Oyunculuklara gelecek olursak, bu sade filmi izlenibilir yapan en önemli unsurdu diyebilirim. Özellikle Mark Zuckenberg rolüyle Jesse Eisenberg, Eduardo Saverin rolüyle Andrew Gartfield çok iyi iş çıkarmış. Bir an bu ikisinin gerçek hayatta da sıkı dostlar olduğunu düşünmeye başlıyorsunuz. Taze oyuncumuz Justin Timberlake’de fena değildi. Hatta şarkıcılık kariyerine ara vermesi isabet olmuş zira oyunculuğa daha kabiliyetli gibi. Bir de ikiz kardeşlerin arkadaşı rolünde Max Minghella vardı. Hatırlarsanız Agora filminden sonra kendisini yerden yere vurmuştum. Gerçi o zaman rol kendisine bir kaç beden büyük gelmişti. Ama bu filmde tam kendisine göre bir rolde izleme fırsatı bulduk. Rolü kısa olmasına rağmen başarılıydı. Sanırım ileride bu ismi fazlasıyla duyacağız.
Yazıyı sonlandırmadan önce filmin müziklerinin çok iyi olduğunu söylemeden geçemiyeceğim. “Baby, You’re A Rich Man” ile çoktan benim gönlümü fethetti. Tez zamanda arşive eklenmesi şart. Sonuç olarak the social network başarılı ve temiz bir film. Sizi pek fazla yormuyor. Hatta bu dinginliği nedeniyle şimdiden sıkıcı damgasını da yemiş durumda. Ama  özellikle Mark Zuckenberg ve Eduardo Saverin arasında yaşananları görmek açısından iyi bir tercih olabilir. Bu adamlardan bana ne diyorsanız hiç bulaşmayın derim. 27 Şubat gecesinde Oscar’ın en güçlü adayı olmasına karşın süprizlere hazırlıklı olunması konusunda şimdiden uyarımı  yapmak istiyorum.
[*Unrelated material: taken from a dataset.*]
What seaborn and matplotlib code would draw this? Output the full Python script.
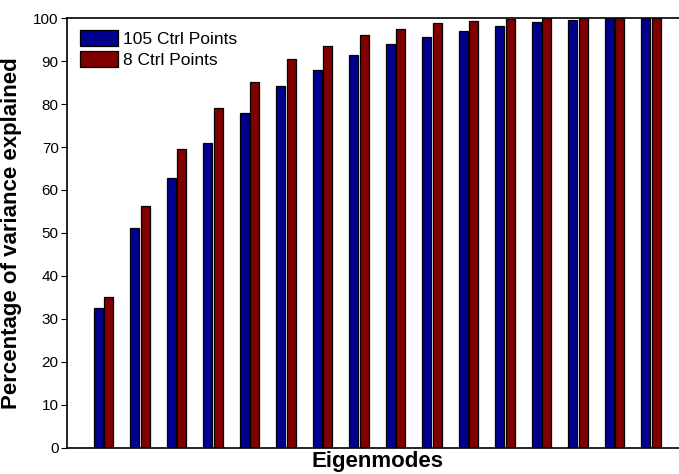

Gerçi o süpriz Inception olursa can kurban olunur ama The King’ s Speech’in olması daha muhtemel. Akademi üyeleri peri masallarını (bkz: Slumdog Millionaire) sever ama teknolojik bir peri masalını tercih ederler mi bilemiyorum. Ayrıca filmin sadeleği hem avantajı hem de dezavantajı. Daha ihtişamlı bir film tercihleri olabilir. Gel gör ki bu sene akademinin sevdiği tarzda ihtişamlı filmler oldukça az. Ama sinema için  iyi filmlerin yapıldığı (gerçi çoğu ülkemde vizyona giremedi) Hollywood filmlerinin de bağımsız sinemaya kaydığı bir yıl oldu 2010. Bu nedenle son üç dört yıldır bana göre sönük geçen, iz bırakmayan oscar töreni bu yıl oldukça canlı geçecek ve uzun yıllar hafızamda yer edecek gibi. Bakalım izleyip göreceğiz. 27 Şubat gelmeden sıradaki filme geçsem iyi olacak. Haydi o zaman The Kids Are Allright başlasın.